The researchers have just published an impressive photo of the 1,800 km long cloud taken by the Visual Monitoring Camera – VMC – installed on the Mars Express spacecraft.

The tubular cloud forms and fades daily, repeating the cycle for about 80 days or more within the Martian year, which lasts for about 687 Earth days. It stretches from the Arsia Mons volcano to the Olympus Mons.

While the VMC has a typical resolution for web cameras from the early 2000s, it was able to take unprecedented and detailed snapshots thanks to its wide field of view. Jorge Hernández Bernal, a doctoral student at the University of the Basque Country, stressed how “magnificent” it is to follow the evolution of a cloud in both a long and short period of time.

“As a result, we could study the whole cloud across numerous life cycles”

he wrote in the note quoted by the ZME Science portal.

The VMC images were then compared with data that was collected by other space missions, including NASA’s MAVEN probe, on dust storms and cloud movements in the Martian atmosphere.

Once that information was combined, it was discovered that it was an “orographic” phenomenon or the so-called lee cloud, which means that it is formed when the atmosphere is pushed up by air flows from surfaces, for example, mountainous. And in the case of Mars, it is the high altitude volcanoes with a leeward slope that move it.

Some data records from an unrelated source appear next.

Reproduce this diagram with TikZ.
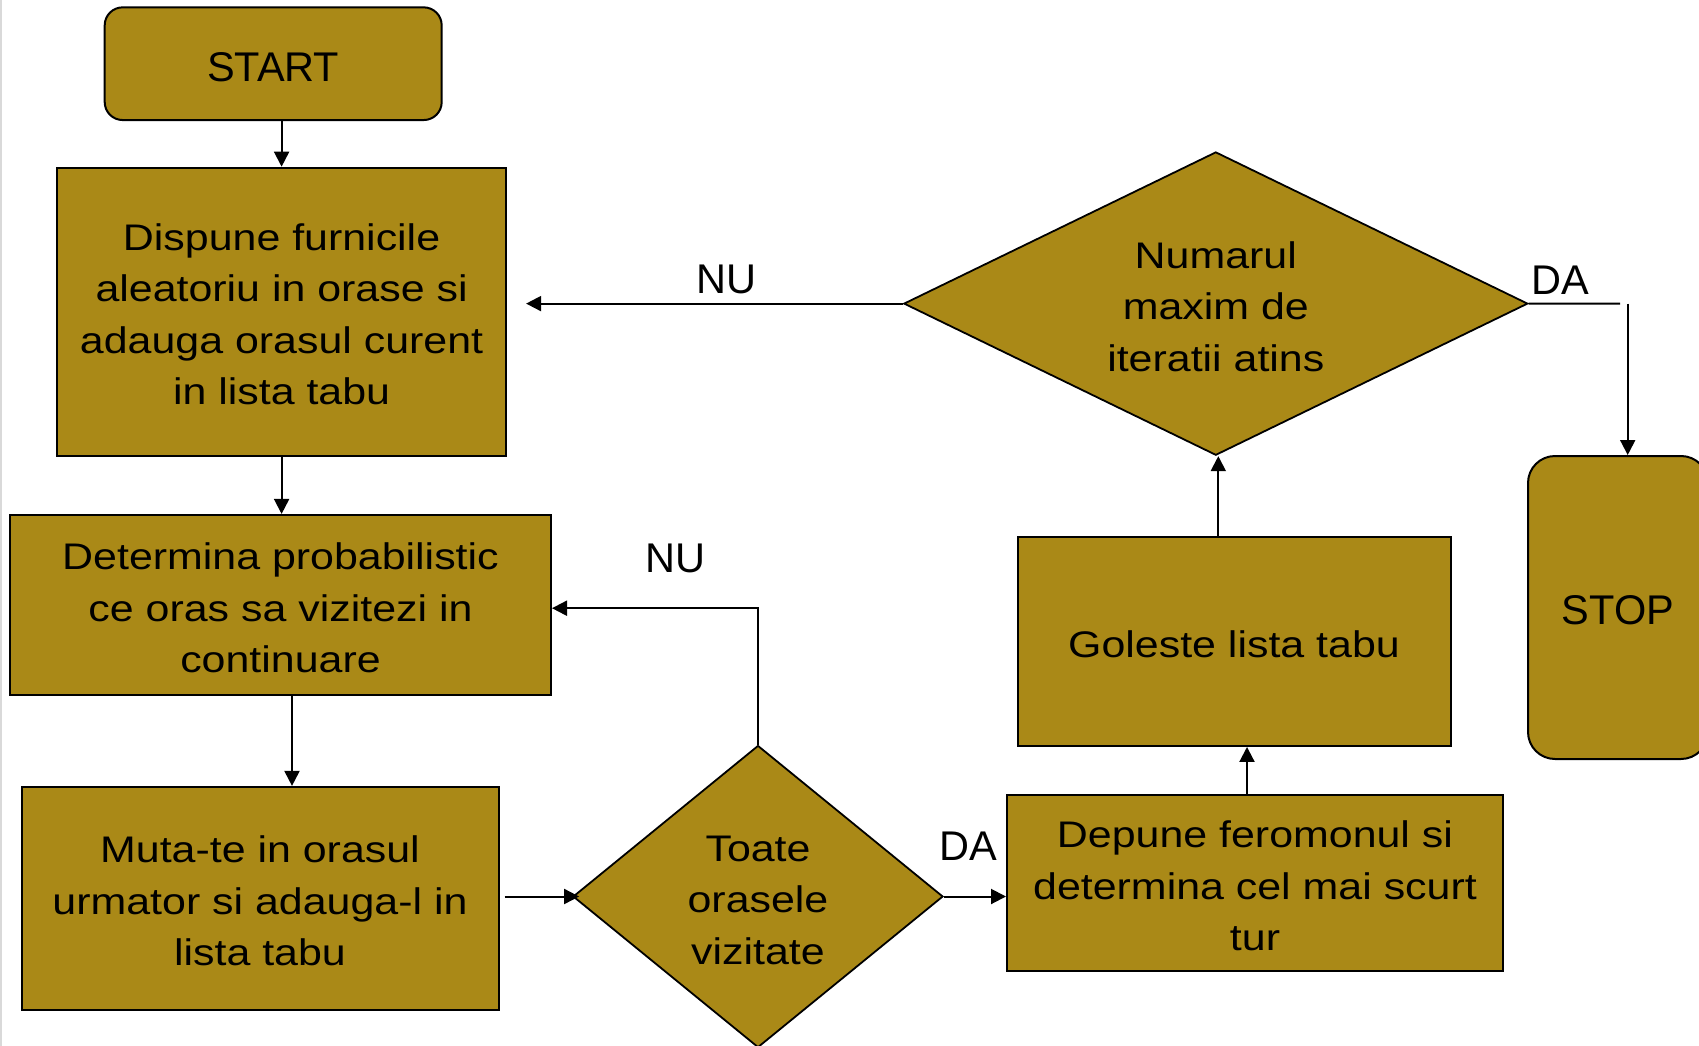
\documentclass[tikz,border=0pt]{standalone}
\usepackage{fontspec}
\setmainfont{Liberation Sans}
\newfontfamily\boxfont{Liberation Sans}[FakeStretch=1.16]
\usetikzlibrary{shapes.geometric,arrows.meta}
\definecolor{olivefill}{RGB}{170,137,23}
\newcommand{\bxup}{\rule{0pt}{32.4pt}}
\newcommand{\trup}{\rule{0pt}{35.3pt}}
\begin{document}
\begin{tikzpicture}[x=1pt,y=-1pt,
  box/.style={draw=black,line width=2pt,fill=olivefill,inner sep=0pt,align=center,
    font=\boxfont\fontsize{37}{51.5}\selectfont},
  term/.style={box,rounded corners=18pt,font=\fontsize{41.5}{50}\selectfont},
  dec/.style={box,diamond,line width=1.8pt},
  lbl/.style={font=\fontsize{41.5}{50}\selectfont,inner sep=0pt,anchor=base},
  conn/.style={line width=2pt},
  arr/.style={conn,-{Triangle[length=15pt,width=15pt]}}]
\useasboundingbox (0,0) rectangle (1699,1046);
\fill[black!15] (0,0) rectangle (1.5,1046);

\node[term, minimum width=337pt, minimum height=112.7pt] (start) at (273.2,63.7) {\trup START};
\node[box, minimum width=449pt, minimum height=288pt] (dispune) at (281.6,311.7)
  {\bxup Dispune furnicile\\aleatoriu in orase si\\adauga orasul curent\\in lista tabu};
\node[box, minimum width=541pt, minimum height=180.5pt] (determina) at (280.5,605.2)
  {\bxup Determina probabilistic\\ce oras sa vizitezi in\\continuare};
\node[box, minimum width=477pt, minimum height=223pt] (muta) at (260,898.4)
  {\bxup Muta-te in orasul\\urmator si adauga-l in\\lista tabu};
\node[dec, aspect=1.225, minimum width=370pt, minimum height=302pt] (d2) at (758,896.5)
  {\bxup Toate\\orasele\\vizitate};
\node[box, minimum width=496pt, minimum height=176pt] (depune) at (1255,883)
  {\bxup Depune feromonul si\\determina cel mai scurt\\tur};
\node[box, minimum width=433pt, minimum height=208.5pt] (goleste) at (1234,641.7)
  {\bxup Goleste lista tabu};
\node[dec, aspect=2.06, minimum width=624pt, minimum height=303.3pt] (d1) at (1215.8,303.6)
  {\bxup Numarul\\maxim de\\iteratii atins};
\node[term, rounded corners=27pt, minimum width=180pt, minimum height=303pt] (stop) at (1618,607.5) {\trup STOP};

\node[lbl] (lnu1) at (726,293) {NU};
\node[lbl] (lda1) at (1560.5,294) {DA};
\node[lbl] (lnu2) at (675,572) {NU};
\node[lbl] (lda2) at (968,860.5) {DA};

\coordinate (c1) at (1620,303.7);
\coordinate (c2) at (1627.7,303.7);

\draw[arr] (dispune.north |- start.south) -- (dispune.north);
\draw[arr] (dispune.south) -- (dispune.south |- determina.north);
\draw[arr] ([xshift=11.5pt]determina.south) -- ([xshift=11.5pt]determina.south |- muta.north);
\draw[arr] ([xshift=5pt]muta.east |- d2.west) -- ([xshift=7pt]d2.west);
\draw[arr] (d2.east) -- (d2.east -| depune.west);
\draw[arr] (d2.north) |- ([yshift=-3pt]determina.east);
\draw[arr] ([xshift=-8pt]depune.north) -- ([xshift=-8pt]depune.north |- goleste.south);
\draw[arr] ([xshift=2.5pt]d1.south |- goleste.north) -- ([xshift=2.5pt]d1.south);
\draw[arr, shorten >=19pt] (d1.west) -- (d1.west -| dispune.east);
\draw[conn] (d1.east) -- (c1);
\draw[arr] (c2) -- (c2 |- stop.north);
\end{tikzpicture}
\end{document}
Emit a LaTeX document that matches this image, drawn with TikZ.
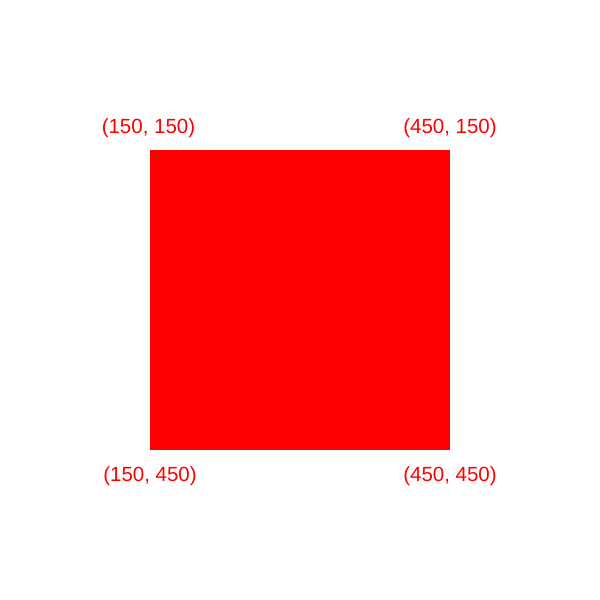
\documentclass[tikz,border=0pt]{standalone}
\usepackage{fontspec}
\setmainfont{Liberation Sans}
\usetikzlibrary{positioning}

\begin{document}
\begin{tikzpicture}[
    x=1pt, y=-1pt,
    sqr/.style={fill=red, minimum size=300pt, inner sep=0pt, outer sep=0pt},
    lbl/.style={text=red, font=\fontsize{20.5}{23}\selectfont, inner sep=0pt}
]
\useasboundingbox (0,0) rectangle (600,600);
\node[sqr] (sq) at (300,300) {};
\node[lbl] (tl) at (148.5,128) {(150, 150)};
\node[lbl] (tr) at (450,128) {(450, 150)};
\node[lbl] (bl) at (150,476) {(150, 450)};
\node[lbl] (br) at (450,476) {(450, 450)};
\end{tikzpicture}
\end{document}
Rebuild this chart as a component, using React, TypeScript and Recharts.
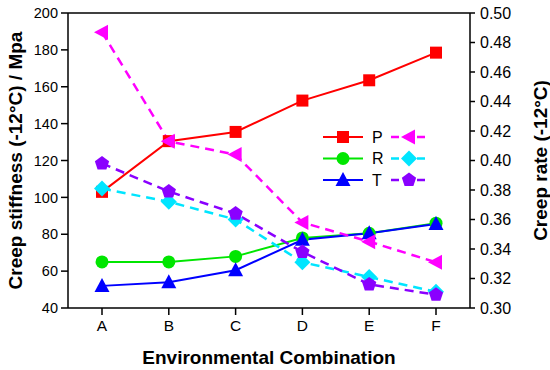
import React from 'react';
import { LineChart, Line, XAxis, YAxis, ReferenceLine, Label } from 'recharts';

const categories = ['A', 'B', 'C', 'D', 'E', 'F'];
const stiffnessP = [103, 130.5, 135.5, 152.5, 163.5, 178.5];
const stiffnessR = [65, 65, 68, 78, 80.5, 86];
const stiffnessT = [52, 54, 60.5, 77, 80.5, 85.5];
const rateP = [0.487, 0.413, 0.404, 0.358, 0.345, 0.331];
const rateR = [0.381, 0.372, 0.36, 0.331, 0.321, 0.311];
const rateT = [0.398, 0.379, 0.364, 0.338, 0.316, 0.309];

const leftTicks = [40, 60, 80, 100, 120, 140, 160, 180, 200];
const leftMinorTicks = [50, 70, 90, 110, 130, 150, 170, 190];
const rightTicks = [0.3, 0.32, 0.34, 0.36, 0.38, 0.4, 0.42, 0.44, 0.46, 0.48, 0.5];
const rightMinorTicks = [0.31, 0.33, 0.35, 0.37, 0.39, 0.41, 0.43, 0.45, 0.47, 0.49];

const data = categories.map((name, i) => ({
  name,
  sP: stiffnessP[i],
  sR: stiffnessR[i],
  sT: stiffnessT[i],
  rP: rateP[i],
  rR: rateR[i],
  rT: rateT[i],
}));

const FONT = '"Liberation Sans", Arial, sans-serif';

type Shape = 'square' | 'circle' | 'triangle' | 'leftTriangle' | 'diamond' | 'pentagon';

function Marker({ cx, cy, shape, color }: { cx: number; cy: number; shape: Shape; color: string }) {
  if (cx == null || cy == null) return null;
  switch (shape) {
    case 'square':
      return <rect x={cx - 6} y={cy - 6} width={12} height={12} fill={color} />;
    case 'circle':
      return <circle cx={cx} cy={cy} r={6.5} fill={color} />;
    case 'triangle':
      return <polygon points={`${cx},${cy - 8} ${cx - 7.5},${cy + 6} ${cx + 7.5},${cy + 6}`} fill={color} />;
    case 'leftTriangle':
      return <polygon points={`${cx - 8},${cy} ${cx + 6},${cy - 7.5} ${cx + 6},${cy + 7.5}`} fill={color} />;
    case 'diamond':
      return <polygon points={`${cx},${cy - 8} ${cx + 8},${cy} ${cx},${cy + 8} ${cx - 8},${cy}`} fill={color} />;
    case 'pentagon': {
      const pts = [0, 1, 2, 3, 4]
        .map((k) => {
          const a = ((-90 + 72 * k) * Math.PI) / 180;
          return `${cx + 7.5 * Math.cos(a)},${cy + 7.5 * Math.sin(a)}`;
        })
        .join(' ');
      return <polygon points={pts} fill={color} />;
    }
  }
  return null;
}

const series = [
  { key: 'sP', axis: 'left', color: '#ff0000', shape: 'square' as Shape, dashed: false },
  { key: 'sR', axis: 'left', color: '#00e600', shape: 'circle' as Shape, dashed: false },
  { key: 'sT', axis: 'left', color: '#0000ff', shape: 'triangle' as Shape, dashed: false },
  { key: 'rP', axis: 'right', color: '#ff00ff', shape: 'leftTriangle' as Shape, dashed: true },
  { key: 'rR', axis: 'right', color: '#00e5ff', shape: 'diamond' as Shape, dashed: true },
  { key: 'rT', axis: 'right', color: '#8a00ff', shape: 'pentagon' as Shape, dashed: true },
];

const makeDot = (shape: Shape, color: string) => (props: any) => (
  <Marker key={`dot-${props.index}`} cx={props.cx} cy={props.cy} shape={shape} color={color} />
);

const legendRows = [
  { label: 'P', left: series[0], right: series[3] },
  { label: 'R', left: series[1], right: series[4] },
  { label: 'T', left: series[2], right: series[5] },
];

// legend drawn as an overlay so it doesn't eat into the plot area
function ChartLegend() {
  return (
    <svg width={120} height={66} style={{ position: 'absolute', left: 318, top: 126 }}>
      {legendRows.map((row, i) => {
        const y = 11 + i * 21.5;
        return (
          <g key={row.label}>
            <line x1={5} x2={45} y1={y} y2={y} stroke={row.left.color} strokeWidth={2} />
            <Marker cx={25} cy={y} shape={row.left.shape} color={row.left.color} />
            <text x={54} y={y} dominantBaseline="central" fontFamily={FONT} fontSize={16} fill="#000">
              {row.label}
            </text>
            <line x1={73} x2={110} y1={y} y2={y} stroke={row.right.color} strokeWidth={2.5} strokeDasharray="8 5" />
            <Marker cx={91} cy={y} shape={row.right.shape} color={row.right.color} />
          </g>
        );
      })}
    </svg>
  );
}

const titleStyle = { fontFamily: FONT, fontSize: 19, fontWeight: 'bold' as const, fill: '#000' };

const leftTitle = (props: any) => {
  const vb = props.viewBox;
  const cx = vb.x + 15;
  const cy = vb.y + vb.height / 2;
  return (
    <text x={cx} y={cy} transform={`rotate(-90, ${cx}, ${cy})`} textAnchor="middle" dominantBaseline="central" {...titleStyle}>
      Creep stiffness (-12°C) / Mpa
    </text>
  );
};

const rightTitle = (props: any) => {
  const vb = props.viewBox;
  const cx = vb.x + 70;
  const cy = vb.y + vb.height / 2;
  return (
    <text x={cx} y={cy} transform={`rotate(-90, ${cx}, ${cy})`} textAnchor="middle" dominantBaseline="central" {...titleStyle}>
      Creep rate (-12°C)
    </text>
  );
};

const bottomTitle = (props: any) => {
  const vb = props.viewBox;
  return (
    <text x={vb.x + vb.width / 2} y={vb.y + 56} textAnchor="middle" {...titleStyle}>
      Environmental Combination
    </text>
  );
};

const axisLine = { stroke: '#000', strokeWidth: 1.5 };
const emptyTick = () => <g />;

export default function App() {
  return (
    <div style={{ position: 'absolute', left: 0, top: 0, width: 550, height: 370 }}>
      <LineChart width={550} height={370} data={data} margin={{ top: 13, right: 0, bottom: 0, left: 0 }}>
        <XAxis
          dataKey="name"
          padding={{ left: 34, right: 34 }}
          height={62}
          tickSize={7}
          tickMargin={5}
          axisLine={axisLine}
          tickLine={axisLine}
          tick={{ fill: '#000', fontSize: 15.5, fontFamily: FONT }}
        >
          <Label content={bottomTitle} />
        </XAxis>
        <YAxis
          yAxisId="leftMinor"
          domain={[40, 200]}
          ticks={leftMinorTicks}
          width={0}
          tickSize={4}
          axisLine={false}
          tickLine={axisLine}
          tick={emptyTick}
        />
        <YAxis
          yAxisId="left"
          domain={[40, 200]}
          ticks={leftTicks}
          width={68}
          tickSize={7}
          tickMargin={3}
          axisLine={axisLine}
          tickLine={axisLine}
          tick={{ fill: '#000', fontSize: 14.5, fontFamily: FONT }}
        >
          <Label content={leftTitle} />
        </YAxis>
        <YAxis
          yAxisId="rightMinor"
          orientation="right"
          domain={[0.3, 0.5]}
          ticks={rightMinorTicks}
          width={0}
          tickSize={4}
          axisLine={false}
          tickLine={axisLine}
          tick={emptyTick}
        />
        <YAxis
          yAxisId="right"
          orientation="right"
          domain={[0.3, 0.5]}
          ticks={rightTicks}
          width={80}
          tickSize={5}
          tickMargin={5}
          axisLine={axisLine}
          tickLine={axisLine}
          tickFormatter={(v: number) => v.toFixed(2)}
          tick={{ fill: '#000', fontSize: 16, fontFamily: FONT }}
        >
          <Label content={rightTitle} />
        </YAxis>
        <ReferenceLine yAxisId="left" y={200} stroke="#000" strokeWidth={1.5} />
        {series.map((s) => (
          <Line
            key={s.key}
            yAxisId={s.axis}
            dataKey={s.key}
            type="linear"
            stroke={s.color}
            strokeWidth={s.dashed ? 2.5 : 2}
            strokeDasharray={s.dashed ? '9 6' : undefined}
            dot={makeDot(s.shape, s.color)}
            activeDot={false}
            isAnimationActive={false}
          />
        ))}
      </LineChart>
      <ChartLegend />
    </div>
  );
}
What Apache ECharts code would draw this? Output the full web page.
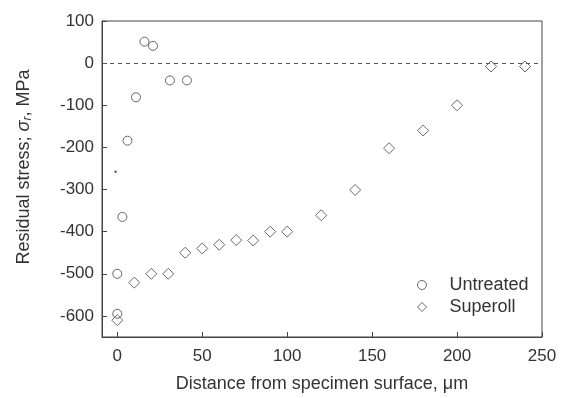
<!DOCTYPE html>
<html>
<head>
<meta charset="utf-8">
<script src="https://cdn.jsdelivr.net/npm/echarts@6/dist/echarts.min.js"></script>
<style>html,body{margin:0;padding:0;background:#fff}#c{width:565px;height:398px}</style>
</head>
<body>
<div id="c"></div>
<script>
// Untreated (circles): [distance µm, stress MPa]
const untreatedX = [0, 0, 3, 6, 11, 16, 21, 31, 41];
const untreatedY = [-595, -500, -365, -184, -81, 51, 41, -41, -41];
// Superoll (diamonds)
const superollX = [0, 10, 20, 30, 40, 50, 60, 70, 80, 90, 100, 120, 140, 160, 180, 200, 220, 240];
const superollY = [-610, -521, -500, -500, -450, -440, -431, -420, -421, -400, -400, -361, -301, -202, -160, -100, -8, -8];
// stray dot in the figure
const strayX = [-1];
const strayY = [-258];
const xTicks = [0, 50, 100, 150, 200, 250];
const yTicks = [-600, -500, -400, -300, -200, -100, 0, 100];

const zip = (xs, ys) => xs.map((x, i) => [x, ys[i]]);
const lineColor = '#444';
const textColor = '#333';
const font = 'Liberation Sans';

const chart = echarts.init(document.getElementById('c'));
chart.setOption({
  animation: false,
  backgroundColor: '#fff',
  grid: { left: 102, right: 23, top: 21, bottom: 59, show: true, borderColor: lineColor, borderWidth: 1 },
  xAxis: {
    type: 'value', min: -9, max: 250,
    name: 'Distance from specimen surface, \u03bcm',
    nameLocation: 'middle', nameGap: 38,
    nameTextStyle: { fontFamily: font, fontSize: 18, color: textColor },
    splitLine: { show: false },
    axisLine: { show: true, onZero: false, lineStyle: { color: lineColor } },
    axisTick: { show: true, inside: true, length: 5, customValues: xTicks, lineStyle: { color: lineColor } },
    axisLabel: { customValues: xTicks, fontFamily: font, fontSize: 17, color: textColor, margin: 11 }
  },
  yAxis: {
    type: 'value', min: -650, max: 100,
    name: '{n|Residual stress; }{s|\u03c3}{sub|r}{n|, MPa}',
    nameLocation: 'middle', nameGap: 68,
    nameTextStyle: {
      fontFamily: font, fontSize: 18, color: textColor, padding: [0, 0, 0, 24],
      rich: {
        n: { fontFamily: font, fontSize: 18, color: textColor },
        s: { fontFamily: font, fontSize: 18, fontStyle: 'italic', color: textColor },
        sub: { fontFamily: font, fontSize: 12, fontStyle: 'italic', color: textColor, padding: [8, 0, 0, 0] }
      }
    },
    splitLine: { show: false },
    axisLine: { show: true, onZero: false, lineStyle: { color: lineColor } },
    axisTick: { show: true, inside: true, length: 5, customValues: yTicks, lineStyle: { color: lineColor } },
    axisLabel: { customValues: yTicks, fontFamily: font, fontSize: 17, color: textColor, margin: 8 }
  },
  legend: {
    orient: 'vertical', left: 412, top: 271, itemGap: 4,
    itemWidth: 9, itemHeight: 9,
    textStyle: { fontFamily: font, fontSize: 18, color: textColor, padding: [0, 0, 0, 18] },
    data: [
      { name: 'Untreated', icon: 'circle', itemStyle: { color: '#fff', borderColor: lineColor, borderWidth: 1 } },
      { name: 'Superoll', icon: 'diamond', itemStyle: { color: '#fff', borderColor: lineColor, borderWidth: 1 } }
    ]
  },
  series: [
    {
      name: 'Untreated', type: 'scatter', symbol: 'circle', symbolSize: 9,
      itemStyle: { color: 'rgba(255,255,255,0)', borderColor: lineColor, borderWidth: 1 },
      data: zip(untreatedX, untreatedY),
      markLine: {
        silent: true, symbol: 'none', label: { show: false },
        lineStyle: { color: '#555', type: [4, 4], width: 1 },
        data: [{ yAxis: 0 }]
      }
    },
    {
      name: 'Superoll', type: 'scatter', symbol: 'diamond', symbolSize: 11,
      itemStyle: { color: 'rgba(255,255,255,0)', borderColor: lineColor, borderWidth: 1 },
      data: zip(superollX, superollY)
    },
    {
      name: 'dot', type: 'scatter', symbol: 'circle', symbolSize: 2.5,
      itemStyle: { color: '#333' },
      data: zip(strayX, strayY)
    }
  ]
});
</script>
</body>
</html>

When the humid air rises up the side of the volcano before dawn, it ends up condensing higher up in the atmosphere, where it is much colder. Meanwhile, high altitude winds move the cloud west after it reaches its maximum extent. The phenomenon lasts in total about two and a half hours.

Although Orographic clouds can be observed frequently on Earth, they do not reach such a length or show such a fast dynamics of life, explains Agustín Sánchez-Lavega, a scientist from the same teaching entity and leader of the VMC.

“Understanding this cloud gives us the exciting opportunity to try to reproduce its formation with models (…) that will improve our understanding of climate systems on both Mars and Earth,” he concluded.